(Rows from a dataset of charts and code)
————
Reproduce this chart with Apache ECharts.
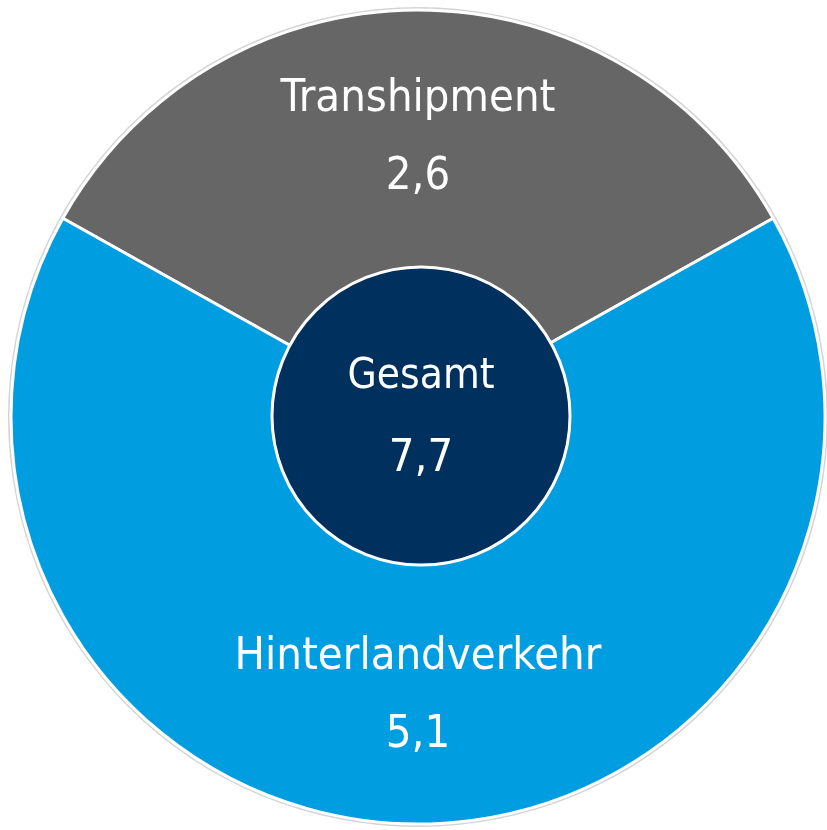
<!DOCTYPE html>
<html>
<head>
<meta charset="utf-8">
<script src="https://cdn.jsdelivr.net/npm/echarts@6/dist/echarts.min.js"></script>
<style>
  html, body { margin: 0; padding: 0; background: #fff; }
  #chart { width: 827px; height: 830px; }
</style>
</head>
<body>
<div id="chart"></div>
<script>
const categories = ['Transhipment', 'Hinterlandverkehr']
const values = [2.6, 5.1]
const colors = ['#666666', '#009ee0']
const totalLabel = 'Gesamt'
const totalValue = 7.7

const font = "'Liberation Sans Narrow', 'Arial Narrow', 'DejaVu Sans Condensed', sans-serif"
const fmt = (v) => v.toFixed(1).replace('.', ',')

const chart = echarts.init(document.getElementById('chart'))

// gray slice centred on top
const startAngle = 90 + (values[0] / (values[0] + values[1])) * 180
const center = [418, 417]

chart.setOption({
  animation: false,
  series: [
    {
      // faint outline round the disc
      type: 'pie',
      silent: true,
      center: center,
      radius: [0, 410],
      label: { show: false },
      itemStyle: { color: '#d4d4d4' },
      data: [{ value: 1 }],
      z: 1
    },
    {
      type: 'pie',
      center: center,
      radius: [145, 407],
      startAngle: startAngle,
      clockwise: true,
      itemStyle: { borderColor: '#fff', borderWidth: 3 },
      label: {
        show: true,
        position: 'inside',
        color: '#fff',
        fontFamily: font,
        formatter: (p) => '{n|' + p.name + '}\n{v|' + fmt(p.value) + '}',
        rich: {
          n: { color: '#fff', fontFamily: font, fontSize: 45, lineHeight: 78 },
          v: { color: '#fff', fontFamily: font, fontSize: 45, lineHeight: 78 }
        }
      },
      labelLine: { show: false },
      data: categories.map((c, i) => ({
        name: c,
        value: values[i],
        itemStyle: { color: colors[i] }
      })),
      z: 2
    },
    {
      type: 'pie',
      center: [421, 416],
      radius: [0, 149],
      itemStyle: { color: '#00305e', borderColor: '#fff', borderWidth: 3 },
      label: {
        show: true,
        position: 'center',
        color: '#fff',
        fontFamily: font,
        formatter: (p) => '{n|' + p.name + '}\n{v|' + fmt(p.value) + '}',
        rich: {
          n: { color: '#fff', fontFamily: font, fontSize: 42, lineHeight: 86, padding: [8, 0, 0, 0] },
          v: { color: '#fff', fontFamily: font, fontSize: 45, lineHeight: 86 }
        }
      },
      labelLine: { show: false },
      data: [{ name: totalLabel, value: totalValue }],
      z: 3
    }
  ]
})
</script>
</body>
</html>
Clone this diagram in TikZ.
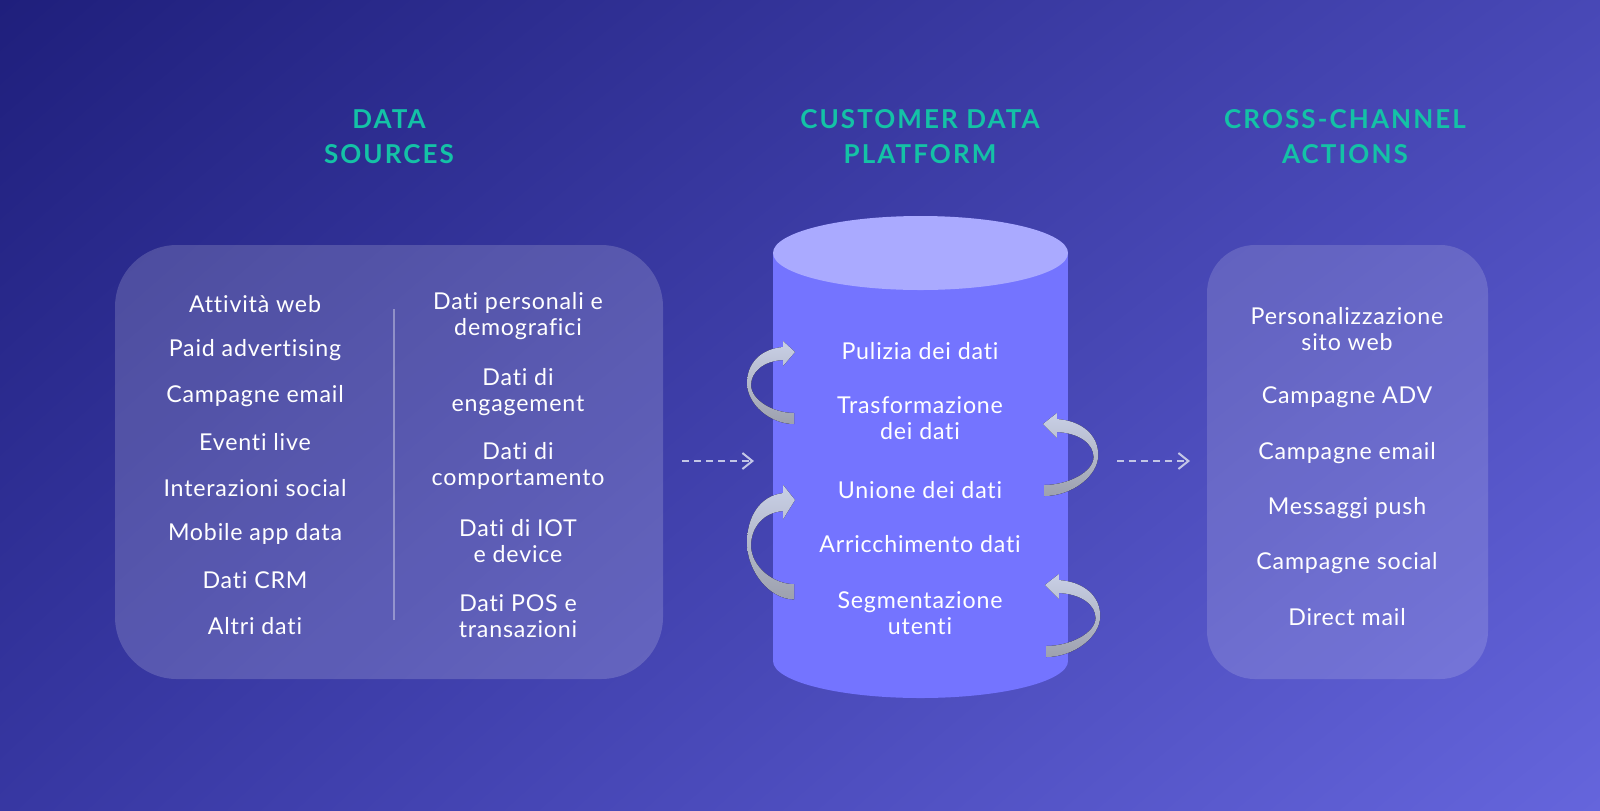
————
▸ **Task requirements**
Only the lines from the top of the records through the line with "const center = [418, 417]" belong in the copy; write them out exactly, leaving out pictures.

▸ **Answer to this exercise**
Reproduce this chart with Apache ECharts.
<!DOCTYPE html>
<html>
<head>
<meta charset="utf-8">
<script src="https://cdn.jsdelivr.net/npm/echarts@6/dist/echarts.min.js"></script>
<style>
  html, body { margin: 0; padding: 0; background: #fff; }
  #chart { width: 827px; height: 830px; }
</style>
</head>
<body>
<div id="chart"></div>
<script>
const categories = ['Transhipment', 'Hinterlandverkehr']
const values = [2.6, 5.1]
const colors = ['#666666', '#009ee0']
const totalLabel = 'Gesamt'
const totalValue = 7.7

const font = "'Liberation Sans Narrow', 'Arial Narrow', 'DejaVu Sans Condensed', sans-serif"
const fmt = (v) => v.toFixed(1).replace('.', ',')

const chart = echarts.init(document.getElementById('chart'))

// gray slice centred on top
const startAngle = 90 + (values[0] / (values[0] + values[1])) * 180
const center = [418, 417]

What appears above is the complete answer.